JohelEGP commented 6 months ago

These cases, which surprise users, are my concerns:

  • A type metafunction with function type (inout _: type_declaration), where lookup for type_declaration finds cpp2::meta::type_declaration, isn't recognized by cppfront as a type metafunction.

I think this is a solvable problem today if I can loop over a DLL's symbols.

JohelEGP commented 6 months ago

The were also concerns when cross-compiling with the Circle model of meta-programming.

Remember that in this design a metafunction is loaded from a library. A metafunction should be processed by a cross-compiled cppfront if it depends on platform specifics or build artifacts.

If cppfront can't be cross-compiled, then metafunctions can't be used. However, a metafunction that doesn't depend on platform specifics can be processed by cppfront on the host. But what about dependencies on build artifacts? If you don't mind duplicating work on the host, it's possible to use metafunctions.

patrickdown commented 6 months ago

The pattern that is common in many applications that load plugins as dynamic libraries is to have a common extern "C" initialization function entry point. This function will take as a parameter an interface that allows the plugin to define its functions.

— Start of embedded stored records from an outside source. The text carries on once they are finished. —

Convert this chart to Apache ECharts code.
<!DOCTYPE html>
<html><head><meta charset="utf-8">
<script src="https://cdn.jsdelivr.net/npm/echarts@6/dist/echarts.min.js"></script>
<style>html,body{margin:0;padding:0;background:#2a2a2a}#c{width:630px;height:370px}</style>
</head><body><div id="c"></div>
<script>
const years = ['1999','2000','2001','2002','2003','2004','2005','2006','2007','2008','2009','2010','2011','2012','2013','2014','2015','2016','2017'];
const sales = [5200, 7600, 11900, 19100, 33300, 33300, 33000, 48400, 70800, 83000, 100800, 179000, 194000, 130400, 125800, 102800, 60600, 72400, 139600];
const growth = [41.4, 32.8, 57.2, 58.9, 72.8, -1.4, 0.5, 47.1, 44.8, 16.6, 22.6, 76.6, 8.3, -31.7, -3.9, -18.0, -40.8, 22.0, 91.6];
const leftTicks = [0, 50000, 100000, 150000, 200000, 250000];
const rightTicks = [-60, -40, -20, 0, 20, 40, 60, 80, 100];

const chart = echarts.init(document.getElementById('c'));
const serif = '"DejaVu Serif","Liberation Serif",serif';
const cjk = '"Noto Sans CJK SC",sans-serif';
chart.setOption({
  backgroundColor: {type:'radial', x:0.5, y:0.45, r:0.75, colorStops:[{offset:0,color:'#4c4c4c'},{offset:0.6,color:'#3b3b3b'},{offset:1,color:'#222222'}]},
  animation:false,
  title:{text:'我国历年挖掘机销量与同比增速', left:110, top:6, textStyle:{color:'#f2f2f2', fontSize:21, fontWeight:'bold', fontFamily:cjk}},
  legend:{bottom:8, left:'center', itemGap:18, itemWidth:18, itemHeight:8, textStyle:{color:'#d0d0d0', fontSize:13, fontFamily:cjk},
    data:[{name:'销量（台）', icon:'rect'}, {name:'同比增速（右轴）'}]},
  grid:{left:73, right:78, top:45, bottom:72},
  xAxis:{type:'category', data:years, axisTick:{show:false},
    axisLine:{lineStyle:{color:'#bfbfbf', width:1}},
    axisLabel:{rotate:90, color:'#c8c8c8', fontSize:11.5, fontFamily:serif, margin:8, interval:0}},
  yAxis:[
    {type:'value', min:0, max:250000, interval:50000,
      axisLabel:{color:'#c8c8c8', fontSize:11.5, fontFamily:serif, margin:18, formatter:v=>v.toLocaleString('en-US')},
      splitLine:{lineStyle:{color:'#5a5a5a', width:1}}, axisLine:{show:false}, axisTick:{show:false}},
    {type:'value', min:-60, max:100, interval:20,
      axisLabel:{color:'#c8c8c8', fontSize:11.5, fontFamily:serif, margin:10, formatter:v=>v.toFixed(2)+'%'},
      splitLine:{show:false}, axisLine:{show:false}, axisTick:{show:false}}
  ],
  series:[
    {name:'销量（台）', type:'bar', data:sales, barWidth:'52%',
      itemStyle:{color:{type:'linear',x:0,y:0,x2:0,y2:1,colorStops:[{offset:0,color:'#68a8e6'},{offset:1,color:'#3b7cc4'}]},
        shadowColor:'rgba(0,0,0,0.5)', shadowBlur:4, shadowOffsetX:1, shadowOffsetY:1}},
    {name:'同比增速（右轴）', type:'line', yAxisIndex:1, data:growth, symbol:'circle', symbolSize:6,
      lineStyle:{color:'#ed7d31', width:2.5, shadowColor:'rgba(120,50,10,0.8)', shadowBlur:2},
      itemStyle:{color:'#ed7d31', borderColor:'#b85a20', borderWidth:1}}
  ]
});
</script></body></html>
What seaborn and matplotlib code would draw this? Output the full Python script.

For example the interface might have an add_metafunction method that defines the function name, the pointer to the implementation and the context where it would be used.

JohelEGP commented 6 months ago

IIUC, that inverts the logic so that plugins register themselves, right?

patrickdown commented 6 months ago

IIUC, that inverts the logic so that plugins register themselves, right?

Yes, mostly. The application still needs to know that libraries to load but this process is just reduced to system calls to load the library and find one "C" function with a known name.

hsutter commented 5 months ago

A note about this:

  • kinds of security concerns that led SG7 to discard std::embed (P1040).

My understanding is that std::embed is well on track for C++26 with paper P1967R12. It was design-approved for C++26 at the Feb 2023 meeting, and my understanding is that the only updates being requested are wording updates.